1.1.0 • Published 8 years ago

shared-random v1.1.0

Weekly downloads
4
License
MIT
Repository
github
Last release
8 years ago

shared-random

shared-random is a library for generating verifiably-random numbers between multiple parties.

A real-world example is an online casino, where the user and the server don't trust each other. shared-random enables them to generate a number which is guaranteed to be random.

Usage

Suppose the library is used in a web app for playing roulette. The server and the client must agree on a random number between 0 and 36; however, neither trust each other.

  1. The server generates a random passphrase, for instance ICKOKJuL8hxjp4EQ. It sends its hash to the client (the result of choose_passphrase("ICKOKJuL8hxjp4EQ"), which is fd29c8e8...).

    This is a guarantee that the server chose a passphrase, and will not change it.

  2. The client also generates a random passphrase, for instance sfc9tT0wO9jhDNii, and sends its hash to the server (choose_passphrase("sfc9tT0wO9jhDNii"), which is 60dabc0f...).

  3. Each party discloses his passphrase to the other: the client to the server, and the server to the client.

  4. Each party verifies that the passphrase they received is correct (matches the hash). For instance, the client calls verify_passphrase("ICKOKJuL8hxjp4EQ", "fd29c8e8..."), which must return true.

    This is a guarantee that the server did not change his passphrase after reading the client's (doing so would have enabled the server to skew the random number in its favour). At this time, there are no two strings that produce the same hash.

  5. Each party generates the random number from the two passphrases, by calling generate_random(["ICKOKJuL8hxjp4EQ", "sfc9tT0wO9jhDNii"], 37). They get the same result, 11.

    The range parameter is 37 because we want a number between 0 and 36.

Algorithm

In the first stage, each party generates a seed: S1, S2, S3...

To ensure that no party manipulates their seed in order to skew the random generator, it is required that everyone share the SHA1 hash of their seed, producing H1, H2, H3... Any observer can thus verify that the seed disclosed in the next stage was not manipulated; however, it doesn't reveal anything about the seeds themselves, ensuring that every party chooses their seed fairly.

Then, each party discloses their seed publicly, and verifies that every seed matches with its hash (hash(H1) == S1, hash(H2) == S2, ...).

Once every seed is known, each party can calculate the random number, by evaluating SHA1(sort(S1, S2, S3...).concatenate()) modulo n (where + represents concatenation, and n is the range for the random number [0, n)). Because the list of seeds is sorted, the calculation is completely deterministic (no two observers can calculate different numbers).

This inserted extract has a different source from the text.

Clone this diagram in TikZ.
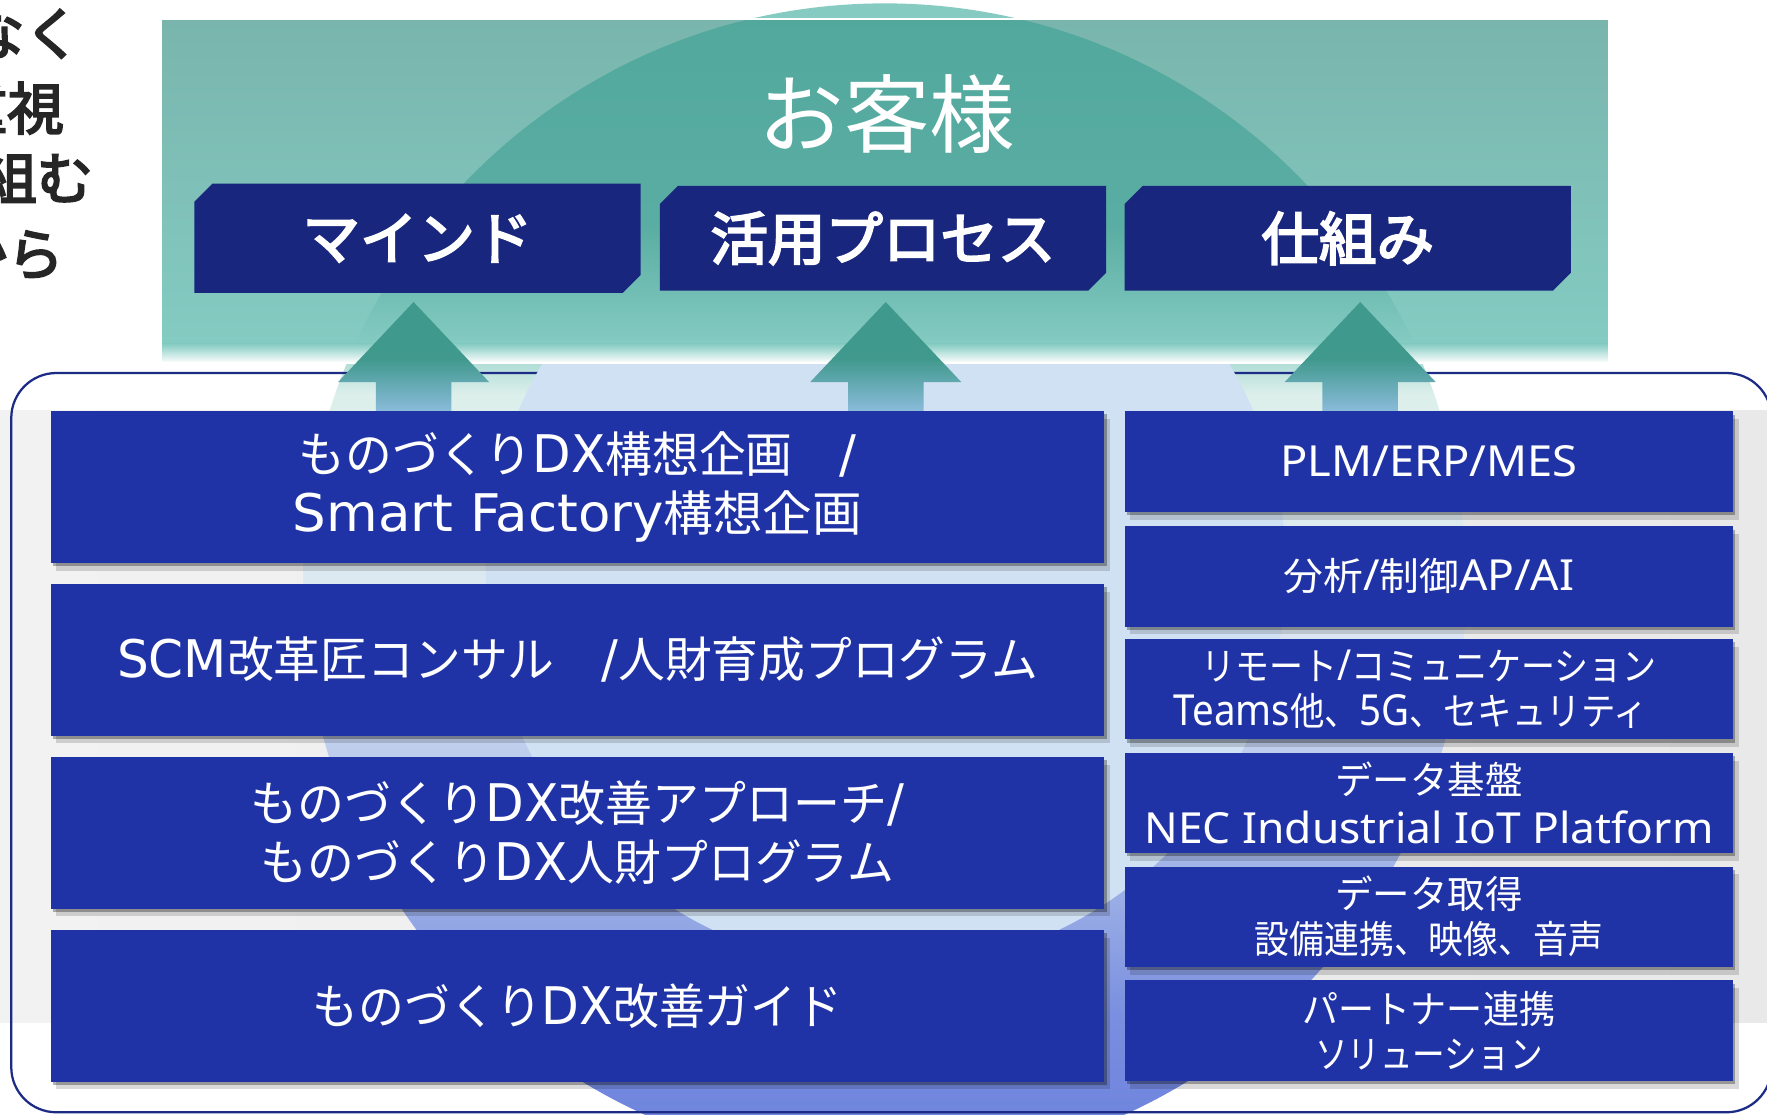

The second step is fundamental to the fairness of the algorithm. If parties weren't required to disclose their hashes, an attacker could manipulate his seed to get the desired result.

For instance, suppose that a number between 0 and 100 is generated, that the attacker wants the result to be 30, and that parties aren't required to disclose their hashes. The attacker waits for the other party to disclose their seed, for instance foobar. Then, the attacker calculates generate_random(["foobar", my_seed], 101) for many values of my_seed, until he finds a value (eg. abc14) that generates 30, and discloses this seed to the other party.

Known weaknesses

  • The library relies on the impossibility to find a collision for SHA1 in a sufficiently short time. At this time, no collisions are known, and no algorithms are known that can find a collision in a short time (eg. less than 10 minutes).
  • Although the library forces every party to be honest, it can't require everyone to collaborate (for instance, one could refuse to disclose his hash). This is a problem that must be handled externally.
  • The random generator relies on calculating a SHA1 hash modulo n. The result is perfectly unbiased if n is a power of two; else, it introduces an extremely tiny bias.

    Let k = (2 ** 160) % n. The first k outputs (0, 1, 2, ... k-1) have a higher probability to be selected, in particular, b = 2 ** (-160) more.

For instance, if n = 100, the numbers 0, 1, 2, ... 75 have a probability P' = 0,10000000000000000000000000000000000000000000000164214664...; the numbers 76, 77, ... 99 have a probability P = 0,00999999999999999999999999999999999999999999999947998689..., for a difference of one part in 14615016373309029182036848327162830196559325429.

If n = 2 ** 100, the difference is of one part in 1152921504606846976.

Essentially, the random generator introduces an extremely tiny bias, which is only relevant for extremely large values of n (several billion billion billion billions).